═════ LISTING
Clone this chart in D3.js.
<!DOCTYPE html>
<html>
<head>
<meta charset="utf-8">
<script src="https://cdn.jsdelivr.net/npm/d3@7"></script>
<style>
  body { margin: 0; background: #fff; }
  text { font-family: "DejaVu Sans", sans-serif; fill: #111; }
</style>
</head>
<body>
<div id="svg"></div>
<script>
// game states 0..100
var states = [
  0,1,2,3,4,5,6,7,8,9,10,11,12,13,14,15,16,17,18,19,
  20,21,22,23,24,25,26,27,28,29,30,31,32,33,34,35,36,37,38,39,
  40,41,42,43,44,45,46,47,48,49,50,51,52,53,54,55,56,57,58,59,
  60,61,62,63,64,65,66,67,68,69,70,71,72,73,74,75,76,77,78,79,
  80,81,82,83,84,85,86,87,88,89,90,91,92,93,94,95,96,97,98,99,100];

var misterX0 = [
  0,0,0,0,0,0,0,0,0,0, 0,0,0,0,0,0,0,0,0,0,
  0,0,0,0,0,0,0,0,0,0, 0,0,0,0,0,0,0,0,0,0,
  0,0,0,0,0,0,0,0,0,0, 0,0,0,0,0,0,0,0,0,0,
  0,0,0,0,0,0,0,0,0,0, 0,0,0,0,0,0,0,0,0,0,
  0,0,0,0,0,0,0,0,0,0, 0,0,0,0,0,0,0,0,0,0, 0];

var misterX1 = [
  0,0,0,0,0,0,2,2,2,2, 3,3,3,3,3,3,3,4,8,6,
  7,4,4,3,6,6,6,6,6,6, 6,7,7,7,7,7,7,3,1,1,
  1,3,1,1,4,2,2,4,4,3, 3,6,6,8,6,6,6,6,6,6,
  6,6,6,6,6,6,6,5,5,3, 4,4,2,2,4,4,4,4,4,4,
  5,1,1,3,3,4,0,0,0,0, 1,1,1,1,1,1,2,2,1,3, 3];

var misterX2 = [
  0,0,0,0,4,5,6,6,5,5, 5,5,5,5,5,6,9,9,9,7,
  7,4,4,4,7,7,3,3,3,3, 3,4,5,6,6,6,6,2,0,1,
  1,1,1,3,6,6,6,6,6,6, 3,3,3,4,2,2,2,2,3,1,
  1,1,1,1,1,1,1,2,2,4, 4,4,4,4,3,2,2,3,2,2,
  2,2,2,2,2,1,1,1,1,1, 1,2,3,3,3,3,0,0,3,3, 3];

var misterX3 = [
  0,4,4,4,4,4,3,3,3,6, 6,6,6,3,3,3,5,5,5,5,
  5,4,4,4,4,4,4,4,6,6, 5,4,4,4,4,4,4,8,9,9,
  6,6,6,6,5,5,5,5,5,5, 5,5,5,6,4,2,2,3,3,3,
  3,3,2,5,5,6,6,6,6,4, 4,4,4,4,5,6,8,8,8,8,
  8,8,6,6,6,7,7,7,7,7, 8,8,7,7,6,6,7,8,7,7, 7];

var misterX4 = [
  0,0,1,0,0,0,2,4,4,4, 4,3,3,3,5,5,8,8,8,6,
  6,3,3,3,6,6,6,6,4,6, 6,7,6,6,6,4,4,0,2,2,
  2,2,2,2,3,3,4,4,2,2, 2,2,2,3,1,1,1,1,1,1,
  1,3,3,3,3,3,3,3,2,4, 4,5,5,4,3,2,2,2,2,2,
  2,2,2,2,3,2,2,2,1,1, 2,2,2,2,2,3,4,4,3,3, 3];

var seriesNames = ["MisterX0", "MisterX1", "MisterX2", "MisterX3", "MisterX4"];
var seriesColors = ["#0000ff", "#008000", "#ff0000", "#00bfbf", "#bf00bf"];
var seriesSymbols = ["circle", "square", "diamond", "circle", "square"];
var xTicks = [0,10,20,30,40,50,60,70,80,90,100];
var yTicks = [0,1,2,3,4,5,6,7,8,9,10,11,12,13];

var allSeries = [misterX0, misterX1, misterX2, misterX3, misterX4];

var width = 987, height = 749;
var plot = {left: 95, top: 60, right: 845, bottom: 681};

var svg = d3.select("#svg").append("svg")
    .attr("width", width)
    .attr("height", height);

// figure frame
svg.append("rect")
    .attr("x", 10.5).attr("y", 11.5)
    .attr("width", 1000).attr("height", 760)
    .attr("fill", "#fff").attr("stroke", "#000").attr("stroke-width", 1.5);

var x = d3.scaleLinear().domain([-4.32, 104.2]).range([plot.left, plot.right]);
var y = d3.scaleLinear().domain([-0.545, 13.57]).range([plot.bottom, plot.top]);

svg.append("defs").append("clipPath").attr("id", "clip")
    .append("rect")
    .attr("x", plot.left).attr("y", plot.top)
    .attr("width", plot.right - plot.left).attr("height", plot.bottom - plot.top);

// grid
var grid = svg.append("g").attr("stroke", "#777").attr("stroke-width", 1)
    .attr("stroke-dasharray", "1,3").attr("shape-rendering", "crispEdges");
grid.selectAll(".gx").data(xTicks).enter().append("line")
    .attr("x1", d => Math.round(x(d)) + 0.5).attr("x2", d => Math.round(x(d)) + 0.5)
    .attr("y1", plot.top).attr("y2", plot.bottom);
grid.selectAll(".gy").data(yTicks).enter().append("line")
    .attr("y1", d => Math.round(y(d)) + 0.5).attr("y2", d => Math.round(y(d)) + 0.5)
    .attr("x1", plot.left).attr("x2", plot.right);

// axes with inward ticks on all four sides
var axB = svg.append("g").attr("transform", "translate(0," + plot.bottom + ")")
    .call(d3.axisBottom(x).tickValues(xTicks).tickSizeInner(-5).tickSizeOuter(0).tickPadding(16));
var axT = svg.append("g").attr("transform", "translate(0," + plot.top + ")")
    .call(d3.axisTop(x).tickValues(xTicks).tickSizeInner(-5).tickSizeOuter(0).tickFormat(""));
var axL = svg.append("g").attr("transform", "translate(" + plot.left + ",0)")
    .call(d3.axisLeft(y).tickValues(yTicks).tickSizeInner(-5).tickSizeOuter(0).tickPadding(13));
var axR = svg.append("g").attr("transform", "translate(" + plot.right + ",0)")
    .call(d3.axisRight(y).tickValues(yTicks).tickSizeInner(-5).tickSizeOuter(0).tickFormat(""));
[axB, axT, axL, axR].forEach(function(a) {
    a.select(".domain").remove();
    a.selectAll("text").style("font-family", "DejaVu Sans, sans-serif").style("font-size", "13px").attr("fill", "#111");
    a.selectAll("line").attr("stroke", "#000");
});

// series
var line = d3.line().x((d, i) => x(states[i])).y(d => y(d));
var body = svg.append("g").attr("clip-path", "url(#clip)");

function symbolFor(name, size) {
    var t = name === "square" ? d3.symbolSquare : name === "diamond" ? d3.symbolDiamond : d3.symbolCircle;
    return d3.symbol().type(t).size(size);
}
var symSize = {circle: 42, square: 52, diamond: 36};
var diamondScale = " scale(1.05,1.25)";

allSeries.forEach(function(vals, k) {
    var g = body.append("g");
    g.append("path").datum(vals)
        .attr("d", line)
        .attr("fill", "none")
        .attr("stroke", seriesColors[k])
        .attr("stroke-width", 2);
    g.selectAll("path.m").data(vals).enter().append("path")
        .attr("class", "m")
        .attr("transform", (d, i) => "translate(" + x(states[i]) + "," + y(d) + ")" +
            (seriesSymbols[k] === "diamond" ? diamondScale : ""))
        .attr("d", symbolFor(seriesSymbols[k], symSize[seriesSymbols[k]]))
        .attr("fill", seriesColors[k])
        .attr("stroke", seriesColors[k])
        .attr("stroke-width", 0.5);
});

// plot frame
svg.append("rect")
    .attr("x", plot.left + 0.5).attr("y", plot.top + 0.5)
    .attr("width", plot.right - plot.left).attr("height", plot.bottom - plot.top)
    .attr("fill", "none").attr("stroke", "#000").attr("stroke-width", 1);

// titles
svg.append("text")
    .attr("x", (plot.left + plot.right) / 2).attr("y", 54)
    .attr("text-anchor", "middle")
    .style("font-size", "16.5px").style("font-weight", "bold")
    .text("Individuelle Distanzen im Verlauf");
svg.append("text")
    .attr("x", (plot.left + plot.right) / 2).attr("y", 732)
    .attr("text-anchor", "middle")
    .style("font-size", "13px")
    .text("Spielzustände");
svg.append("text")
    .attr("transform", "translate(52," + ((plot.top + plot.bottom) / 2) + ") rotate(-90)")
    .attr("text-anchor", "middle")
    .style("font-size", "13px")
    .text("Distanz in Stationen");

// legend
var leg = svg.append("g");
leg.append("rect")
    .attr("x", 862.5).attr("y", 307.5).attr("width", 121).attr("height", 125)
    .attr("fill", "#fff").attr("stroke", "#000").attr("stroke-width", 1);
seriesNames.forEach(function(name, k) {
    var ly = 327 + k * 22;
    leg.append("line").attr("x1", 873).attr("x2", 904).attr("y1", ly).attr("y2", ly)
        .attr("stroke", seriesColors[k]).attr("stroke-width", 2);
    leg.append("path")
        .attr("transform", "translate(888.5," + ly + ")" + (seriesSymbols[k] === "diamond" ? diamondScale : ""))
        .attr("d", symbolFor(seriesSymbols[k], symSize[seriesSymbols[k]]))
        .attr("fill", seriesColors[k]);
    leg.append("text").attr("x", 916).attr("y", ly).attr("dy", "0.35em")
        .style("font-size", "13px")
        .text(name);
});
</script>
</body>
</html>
══════════
═════ LISTING
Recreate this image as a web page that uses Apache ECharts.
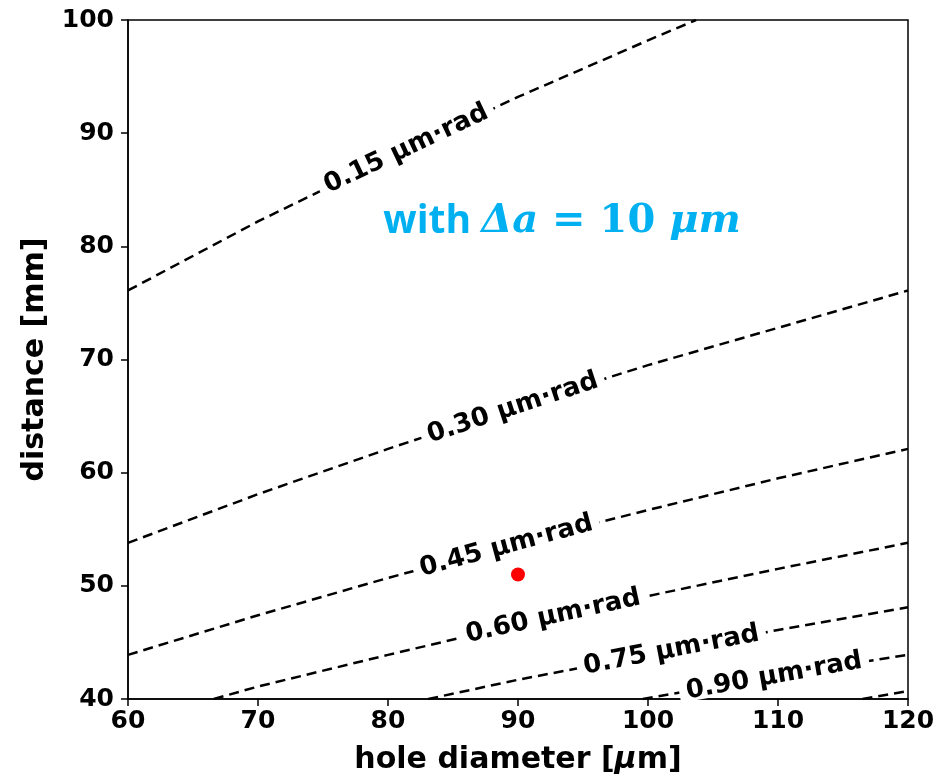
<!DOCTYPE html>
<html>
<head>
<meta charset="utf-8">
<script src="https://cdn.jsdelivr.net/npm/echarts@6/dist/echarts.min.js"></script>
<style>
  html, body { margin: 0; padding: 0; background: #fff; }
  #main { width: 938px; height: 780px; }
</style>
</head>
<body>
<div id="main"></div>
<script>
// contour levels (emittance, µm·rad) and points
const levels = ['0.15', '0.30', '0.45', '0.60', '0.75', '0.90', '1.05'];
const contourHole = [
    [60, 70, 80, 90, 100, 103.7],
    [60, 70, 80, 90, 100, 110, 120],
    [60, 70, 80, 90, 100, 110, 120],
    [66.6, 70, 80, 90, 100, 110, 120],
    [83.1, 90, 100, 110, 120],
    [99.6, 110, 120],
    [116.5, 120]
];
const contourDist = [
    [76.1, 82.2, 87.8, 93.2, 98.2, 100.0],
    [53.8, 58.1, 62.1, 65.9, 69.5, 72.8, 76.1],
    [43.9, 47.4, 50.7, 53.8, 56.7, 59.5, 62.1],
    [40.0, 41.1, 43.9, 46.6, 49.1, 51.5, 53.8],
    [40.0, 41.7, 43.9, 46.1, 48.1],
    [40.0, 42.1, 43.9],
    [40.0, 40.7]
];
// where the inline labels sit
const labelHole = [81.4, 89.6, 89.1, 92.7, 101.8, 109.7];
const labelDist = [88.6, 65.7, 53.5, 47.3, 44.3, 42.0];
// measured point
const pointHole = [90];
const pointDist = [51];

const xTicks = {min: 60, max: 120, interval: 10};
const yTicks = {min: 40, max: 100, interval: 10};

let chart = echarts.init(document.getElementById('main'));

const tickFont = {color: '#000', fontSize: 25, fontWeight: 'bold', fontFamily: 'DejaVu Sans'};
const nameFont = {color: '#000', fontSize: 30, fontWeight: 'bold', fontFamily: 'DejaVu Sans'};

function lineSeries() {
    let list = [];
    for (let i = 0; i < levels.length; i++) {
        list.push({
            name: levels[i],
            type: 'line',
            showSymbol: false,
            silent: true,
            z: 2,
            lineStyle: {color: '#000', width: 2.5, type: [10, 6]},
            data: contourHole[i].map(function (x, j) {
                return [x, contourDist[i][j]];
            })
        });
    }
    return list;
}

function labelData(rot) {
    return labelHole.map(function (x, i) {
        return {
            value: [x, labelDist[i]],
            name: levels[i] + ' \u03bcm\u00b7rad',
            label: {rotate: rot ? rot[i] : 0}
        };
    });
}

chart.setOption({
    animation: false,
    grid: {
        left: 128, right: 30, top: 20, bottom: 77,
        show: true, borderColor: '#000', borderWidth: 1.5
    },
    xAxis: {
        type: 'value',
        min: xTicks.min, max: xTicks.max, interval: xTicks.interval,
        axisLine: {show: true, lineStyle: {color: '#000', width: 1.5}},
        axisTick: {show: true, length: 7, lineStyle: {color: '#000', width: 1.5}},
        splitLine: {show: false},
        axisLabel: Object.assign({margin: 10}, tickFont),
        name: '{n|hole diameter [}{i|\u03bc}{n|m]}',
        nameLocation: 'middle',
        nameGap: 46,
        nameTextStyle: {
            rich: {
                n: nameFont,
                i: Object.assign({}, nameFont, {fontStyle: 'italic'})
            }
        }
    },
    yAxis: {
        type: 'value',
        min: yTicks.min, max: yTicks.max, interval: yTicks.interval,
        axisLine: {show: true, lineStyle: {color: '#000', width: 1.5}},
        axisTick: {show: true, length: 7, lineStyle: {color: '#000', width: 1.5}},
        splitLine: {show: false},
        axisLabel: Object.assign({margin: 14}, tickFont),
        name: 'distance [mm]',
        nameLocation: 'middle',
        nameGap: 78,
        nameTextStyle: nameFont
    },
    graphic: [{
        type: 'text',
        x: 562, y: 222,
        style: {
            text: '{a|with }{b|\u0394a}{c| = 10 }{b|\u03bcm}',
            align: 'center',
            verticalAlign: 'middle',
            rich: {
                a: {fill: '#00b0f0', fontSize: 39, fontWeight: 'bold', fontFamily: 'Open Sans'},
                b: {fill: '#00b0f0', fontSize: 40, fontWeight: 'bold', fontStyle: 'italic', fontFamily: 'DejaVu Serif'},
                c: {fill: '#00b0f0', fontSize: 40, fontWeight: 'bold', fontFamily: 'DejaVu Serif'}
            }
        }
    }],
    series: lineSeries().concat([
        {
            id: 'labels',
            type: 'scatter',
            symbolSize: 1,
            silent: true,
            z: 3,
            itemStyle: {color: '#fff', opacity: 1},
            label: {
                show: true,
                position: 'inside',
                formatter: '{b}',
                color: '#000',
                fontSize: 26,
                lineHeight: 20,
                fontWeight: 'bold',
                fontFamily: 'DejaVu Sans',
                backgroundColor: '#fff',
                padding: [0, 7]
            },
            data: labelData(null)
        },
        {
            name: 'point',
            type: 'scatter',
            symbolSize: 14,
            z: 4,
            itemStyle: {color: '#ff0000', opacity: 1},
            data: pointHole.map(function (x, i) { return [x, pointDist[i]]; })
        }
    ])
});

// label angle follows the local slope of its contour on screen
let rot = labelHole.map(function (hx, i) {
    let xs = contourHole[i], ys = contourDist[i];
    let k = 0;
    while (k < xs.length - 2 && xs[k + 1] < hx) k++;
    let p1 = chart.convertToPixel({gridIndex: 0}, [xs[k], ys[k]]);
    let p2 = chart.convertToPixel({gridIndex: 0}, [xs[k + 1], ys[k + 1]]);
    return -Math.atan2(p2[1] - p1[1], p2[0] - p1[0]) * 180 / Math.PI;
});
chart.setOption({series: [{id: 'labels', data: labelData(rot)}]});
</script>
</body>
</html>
══════════
═════ LISTING
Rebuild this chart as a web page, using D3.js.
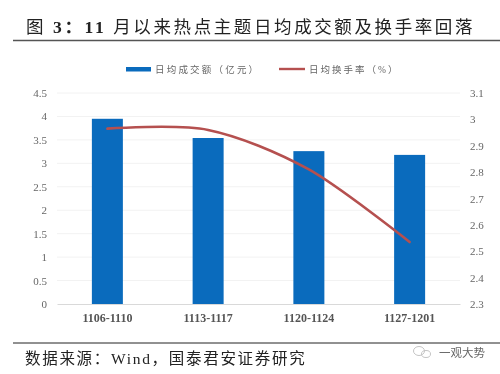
══════════
AIM:
Show every line from the entries above in which the word "this" appears.

FULL RESPONSE:
Clone this chart in D3.js.
Recreate this image as a web page that uses Apache ECharts.
Rebuild this chart as a web page, using D3.js.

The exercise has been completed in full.